So here we are, a hundred years after the guns fell silent. As the smoke cleared, the world the men had fought to protect was gone. But plant a boot in the earth and see that men are men still. It seems so recent, familiar. We hear the names read each year, and it is not long since the last fighting man marched off to his final billet. We can see photographs and film footage and recognise our family features in an old, sepia picture tucked in a drawer. Did the Battle of Waterloo seem so close for those who landed in France 99 years after those guns ceased?
When we think in terms of memorials we ask if it was worth it. Yes – I wrote about that in the Salisbury Review as we marked a hundred years from the beginning of the war. I could not hike careless across the timeless Downs if they had been churned up in industrial war as France and Flanders were. It might have come to that.

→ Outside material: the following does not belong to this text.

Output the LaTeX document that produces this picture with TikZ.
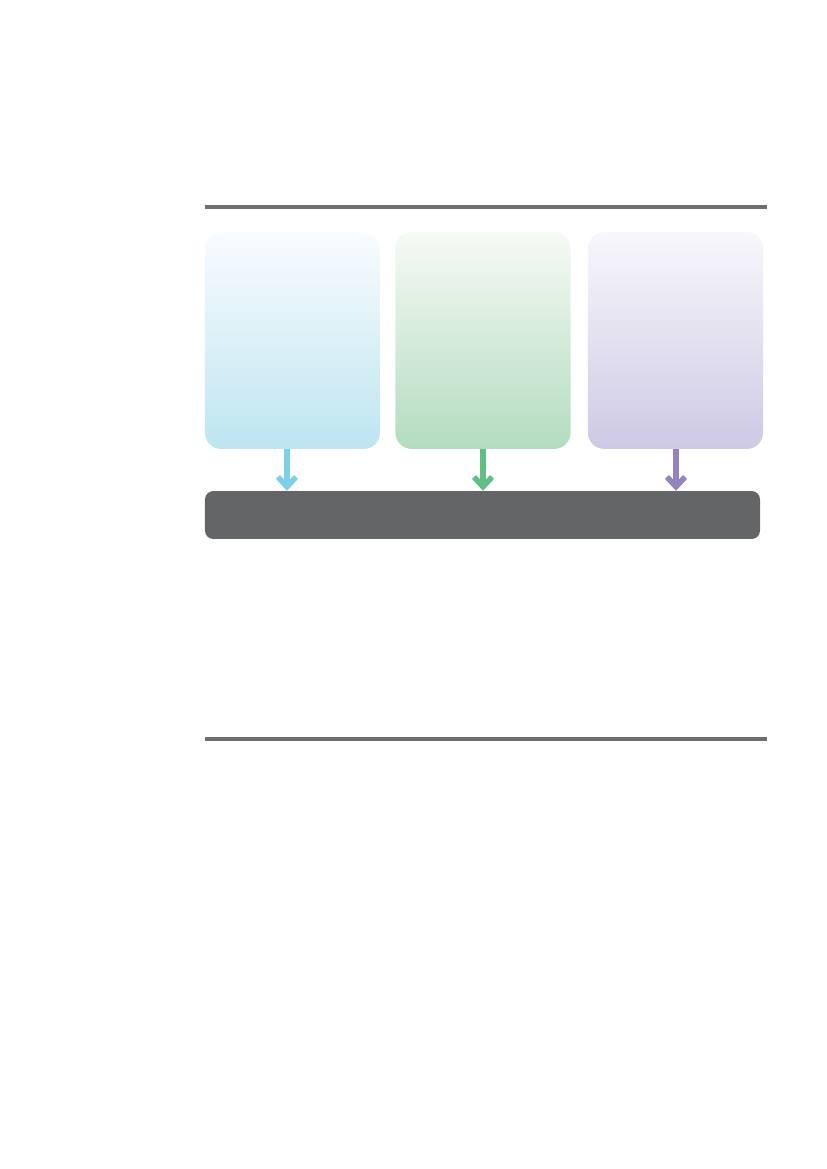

The world looks very different. Machines in every household can tell you exactly how far it is to Tipperary, I can sit here typing on an electronic machine unimagined in those days, which is a product of the peace of the English-speaking world whose norms are now those of the world because of what was done in the bloody fields of Europe a hundred years and seventy years ago. In this world I can be confident that my children will not see what their great-grandfather did.
A hundred years then, a hundred years in which some ill-favoured souls have laboured relentlessly to destroy from the nation all that sense of patriotism and duty which achieved victory (and they have drunk deep of the tax money paid by Britons to do so, to our shame). Yet we are here, unbowed and honouring those who gave all to defend our land and Empire.
Those faces are familiar because men are still men the whole world over, and there is no peace because men are men, nor ever will be. We can however learn, and channel that vigour to better things, even as we that are left grow old.